Given request: Quote every line as written. Omit pictures.

Given material:

+ + + +

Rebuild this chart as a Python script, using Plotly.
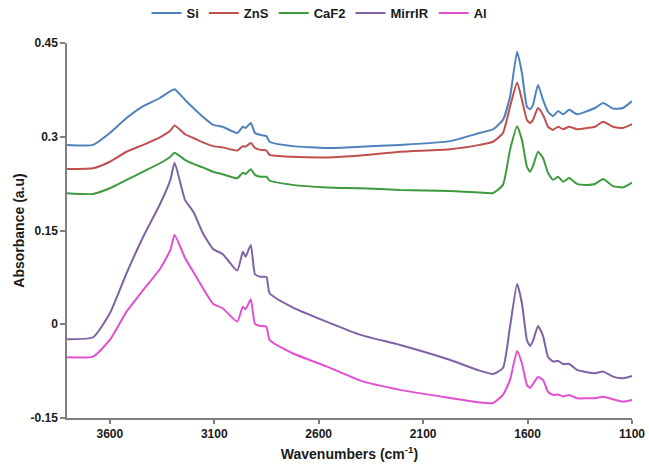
import plotly.graph_objects as go

wavenumbers = [3805, 3680, 3600, 3520, 3440, 3360, 3310, 3290, 3240, 3200, 3155, 3105, 3060,
               2990, 2963, 2950, 2925, 2905, 2880, 2850, 2835, 2725, 2560, 2400, 2210, 1970,
               1830, 1765, 1718, 1684, 1650, 1627, 1603, 1588, 1574, 1550, 1526, 1502, 1478,
               1454, 1430, 1401, 1363, 1315, 1277, 1238, 1191, 1143, 1100]

si = [0.287, 0.287, 0.306, 0.330, 0.349, 0.362, 0.373, 0.376, 0.359, 0.346, 0.332, 0.319, 0.316,
      0.306, 0.316, 0.314, 0.322, 0.306, 0.303, 0.301, 0.292, 0.285, 0.282, 0.284, 0.287, 0.293,
      0.306, 0.312, 0.327, 0.364, 0.436, 0.402, 0.348, 0.344, 0.351, 0.383, 0.359, 0.340, 0.333,
      0.341, 0.336, 0.343, 0.336, 0.341, 0.346, 0.354, 0.345, 0.346, 0.357]

zns = [0.2485, 0.2496, 0.260, 0.276, 0.287, 0.299, 0.310, 0.318, 0.304, 0.298, 0.291, 0.285, 0.283,
       0.278, 0.285, 0.284, 0.290, 0.282, 0.279, 0.278, 0.271, 0.268, 0.267, 0.270, 0.276, 0.280,
       0.287, 0.292, 0.306, 0.348, 0.387, 0.359, 0.327, 0.322, 0.327, 0.346, 0.335, 0.316, 0.311,
       0.316, 0.312, 0.316, 0.312, 0.314, 0.316, 0.324, 0.316, 0.314, 0.320]

caf2 = [0.2096, 0.2085, 0.2176, 0.2309, 0.2442, 0.2576, 0.268, 0.2746, 0.263, 0.2565, 0.251, 0.244, 0.240,
        0.2336, 0.2426, 0.2405, 0.248, 0.239, 0.236, 0.236, 0.230, 0.223, 0.219, 0.2176, 0.2149, 0.2133,
        0.2109, 0.210, 0.223, 0.279, 0.317, 0.295, 0.252, 0.244, 0.253, 0.276, 0.266, 0.242, 0.231,
        0.236, 0.228, 0.234, 0.2245, 0.223, 0.2245, 0.2325, 0.221, 0.219, 0.2266]

mirrir = [-0.024, -0.0208, 0.0176, 0.0816, 0.140, 0.192, 0.231, 0.2586, 0.199, 0.180, 0.146, 0.120, 0.1125,
          0.0858, 0.116, 0.108, 0.127, 0.080, 0.076, 0.0757, 0.0496, 0.027, 0.0037, -0.017, -0.0331, -0.0571,
          -0.0742, -0.0795, -0.070, -0.0038, 0.0645, 0.0336, -0.0251, -0.0347, -0.0267, -0.0027, -0.0187, -0.0523, -0.0595,
          -0.0587, -0.0635, -0.0635, -0.0731, -0.0768, -0.0784, -0.0758, -0.0838, -0.0864, -0.0827]

al = [-0.0528, -0.0518, -0.0251, 0.0202, 0.0549, 0.0885, 0.1189, 0.1429, 0.1061, 0.0837, 0.0581, 0.0325, 0.0256,
      0.0042, 0.0282, 0.024, 0.040, 0.0005, -0.0027, -0.0038, -0.0251, -0.0464, -0.0678, -0.0902, -0.105, -0.118,
      -0.125, -0.126, -0.113, -0.089, -0.0427, -0.0624, -0.0971, -0.102, -0.0955, -0.0843, -0.0891, -0.108, -0.113,
      -0.1123, -0.1155, -0.1131, -0.1184, -0.1184, -0.1184, -0.1158, -0.120, -0.1238, -0.1211]

series_names = ["Si", "ZnS", "CaF2", "MirrIR", "Al"]
series_values = [si, zns, caf2, mirrir, al]
series_colors = ["#4f81bd", "#c0504d", "#3e9a3e", "#7f62a6", "#e24fcf"]

x_ticks = [3600, 3100, 2600, 2100, 1600, 1100]
y_ticks = [0.45, 0.3, 0.15, 0, -0.15]
y_tick_labels = ["0.45", "0.3", "0.15", "0", "-0.15"]

fig = go.Figure()
for name, vals, col in zip(series_names, series_values, series_colors):
    fig.add_trace(go.Scatter(x=wavenumbers, y=vals, mode="lines", name=name,
                             line=dict(color=col, width=2, shape="spline", smoothing=0.5)))

font_family = "Liberation Sans, Arial, sans-serif"
fig.update_layout(
    width=649, height=465,
    margin=dict(l=67, r=17, t=43, b=47, autoexpand=False),
    paper_bgcolor="white", plot_bgcolor="white",
    font=dict(family=font_family, color="#1a1a1a", size=12),
    showlegend=True,
    legend=dict(orientation="h", x=0.447, xanchor="center", y=1.08, yanchor="middle",
                font=dict(size=13, family=font_family, color="#1a1a1a", weight="bold"),
                itemwidth=30, tracegroupgap=0),
    xaxis=dict(range=[3805, 1100], tickvals=x_ticks, ticktext=[str(t) for t in x_ticks],
               showgrid=False, zeroline=False, showline=True, linecolor="#7f7f7f", linewidth=1.5,
               ticks="outside", ticklen=4, tickcolor="#7f7f7f", tickwidth=1.5,
               tickfont=dict(size=12, family=font_family, color="#1a1a1a", weight="bold"),
               title=dict(text="Wavenumbers (cm<sup>-1</sup>)",
                          font=dict(size=14, weight="bold"), standoff=9)),
    yaxis=dict(range=[-0.15, 0.45], tickvals=y_ticks, ticktext=y_tick_labels,
               showgrid=False, zeroline=False, showline=True, linecolor="#7f7f7f", linewidth=1.5,
               ticks="outside", ticklen=5, tickcolor="#7f7f7f", tickwidth=1.5,
               tickfont=dict(size=12, family=font_family, color="#1a1a1a", weight="bold"),
               title=dict(text="Absorbance (a.u)", font=dict(size=14, weight="bold"), standoff=3)),
)

fig.write_html("out.html", config={"displayModeBar": False},
               post_script="document.body.style.margin='0';document.body.style.overflow='hidden';")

+ + + +

Answer to the task:
Rebuild this chart as a Python script, using Plotly.
import plotly.graph_objects as go

wavenumbers = [3805, 3680, 3600, 3520, 3440, 3360, 3310, 3290, 3240, 3200, 3155, 3105, 3060,
               2990, 2963, 2950, 2925, 2905, 2880, 2850, 2835, 2725, 2560, 2400, 2210, 1970,
               1830, 1765, 1718, 1684, 1650, 1627, 1603, 1588, 1574, 1550, 1526, 1502, 1478,
               1454, 1430, 1401, 1363, 1315, 1277, 1238, 1191, 1143, 1100]

si = [0.287, 0.287, 0.306, 0.330, 0.349, 0.362, 0.373, 0.376, 0.359, 0.346, 0.332, 0.319, 0.316,
      0.306, 0.316, 0.314, 0.322, 0.306, 0.303, 0.301, 0.292, 0.285, 0.282, 0.284, 0.287, 0.293,
      0.306, 0.312, 0.327, 0.364, 0.436, 0.402, 0.348, 0.344, 0.351, 0.383, 0.359, 0.340, 0.333,
      0.341, 0.336, 0.343, 0.336, 0.341, 0.346, 0.354, 0.345, 0.346, 0.357]

zns = [0.2485, 0.2496, 0.260, 0.276, 0.287, 0.299, 0.310, 0.318, 0.304, 0.298, 0.291, 0.285, 0.283,
       0.278, 0.285, 0.284, 0.290, 0.282, 0.279, 0.278, 0.271, 0.268, 0.267, 0.270, 0.276, 0.280,
       0.287, 0.292, 0.306, 0.348, 0.387, 0.359, 0.327, 0.322, 0.327, 0.346, 0.335, 0.316, 0.311,
       0.316, 0.312, 0.316, 0.312, 0.314, 0.316, 0.324, 0.316, 0.314, 0.320]

caf2 = [0.2096, 0.2085, 0.2176, 0.2309, 0.2442, 0.2576, 0.268, 0.2746, 0.263, 0.2565, 0.251, 0.244, 0.240,
        0.2336, 0.2426, 0.2405, 0.248, 0.239, 0.236, 0.236, 0.230, 0.223, 0.219, 0.2176, 0.2149, 0.2133,
        0.2109, 0.210, 0.223, 0.279, 0.317, 0.295, 0.252, 0.244, 0.253, 0.276, 0.266, 0.242, 0.231,
        0.236, 0.228, 0.234, 0.2245, 0.223, 0.2245, 0.2325, 0.221, 0.219, 0.2266]

mirrir = [-0.024, -0.0208, 0.0176, 0.0816, 0.140, 0.192, 0.231, 0.2586, 0.199, 0.180, 0.146, 0.120, 0.1125,
          0.0858, 0.116, 0.108, 0.127, 0.080, 0.076, 0.0757, 0.0496, 0.027, 0.0037, -0.017, -0.0331, -0.0571,
          -0.0742, -0.0795, -0.070, -0.0038, 0.0645, 0.0336, -0.0251, -0.0347, -0.0267, -0.0027, -0.0187, -0.0523, -0.0595,
          -0.0587, -0.0635, -0.0635, -0.0731, -0.0768, -0.0784, -0.0758, -0.0838, -0.0864, -0.0827]

al = [-0.0528, -0.0518, -0.0251, 0.0202, 0.0549, 0.0885, 0.1189, 0.1429, 0.1061, 0.0837, 0.0581, 0.0325, 0.0256,
      0.0042, 0.0282, 0.024, 0.040, 0.0005, -0.0027, -0.0038, -0.0251, -0.0464, -0.0678, -0.0902, -0.105, -0.118,
      -0.125, -0.126, -0.113, -0.089, -0.0427, -0.0624, -0.0971, -0.102, -0.0955, -0.0843, -0.0891, -0.108, -0.113,
      -0.1123, -0.1155, -0.1131, -0.1184, -0.1184, -0.1184, -0.1158, -0.120, -0.1238, -0.1211]

series_names = ["Si", "ZnS", "CaF2", "MirrIR", "Al"]
series_values = [si, zns, caf2, mirrir, al]
series_colors = ["#4f81bd", "#c0504d", "#3e9a3e", "#7f62a6", "#e24fcf"]

x_ticks = [3600, 3100, 2600, 2100, 1600, 1100]
y_ticks = [0.45, 0.3, 0.15, 0, -0.15]
y_tick_labels = ["0.45", "0.3", "0.15", "0", "-0.15"]

fig = go.Figure()
for name, vals, col in zip(series_names, series_values, series_colors):
    fig.add_trace(go.Scatter(x=wavenumbers, y=vals, mode="lines", name=name,
                             line=dict(color=col, width=2, shape="spline", smoothing=0.5)))

font_family = "Liberation Sans, Arial, sans-serif"
fig.update_layout(
    width=649, height=465,
    margin=dict(l=67, r=17, t=43, b=47, autoexpand=False),
    paper_bgcolor="white", plot_bgcolor="white",
    font=dict(family=font_family, color="#1a1a1a", size=12),
    showlegend=True,
    legend=dict(orientation="h", x=0.447, xanchor="center", y=1.08, yanchor="middle",
                font=dict(size=13, family=font_family, color="#1a1a1a", weight="bold"),
                itemwidth=30, tracegroupgap=0),
    xaxis=dict(range=[3805, 1100], tickvals=x_ticks, ticktext=[str(t) for t in x_ticks],
               showgrid=False, zeroline=False, showline=True, linecolor="#7f7f7f", linewidth=1.5,
               ticks="outside", ticklen=4, tickcolor="#7f7f7f", tickwidth=1.5,
               tickfont=dict(size=12, family=font_family, color="#1a1a1a", weight="bold"),
               title=dict(text="Wavenumbers (cm<sup>-1</sup>)",
                          font=dict(size=14, weight="bold"), standoff=9)),
    yaxis=dict(range=[-0.15, 0.45], tickvals=y_ticks, ticktext=y_tick_labels,
               showgrid=False, zeroline=False, showline=True, linecolor="#7f7f7f", linewidth=1.5,
               ticks="outside", ticklen=5, tickcolor="#7f7f7f", tickwidth=1.5,
               tickfont=dict(size=12, family=font_family, color="#1a1a1a", weight="bold"),
               title=dict(text="Absorbance (a.u)", font=dict(size=14, weight="bold"), standoff=3)),
)

fig.write_html("out.html", config={"displayModeBar": False},
               post_script="document.body.style.margin='0';document.body.style.overflow='hidden';")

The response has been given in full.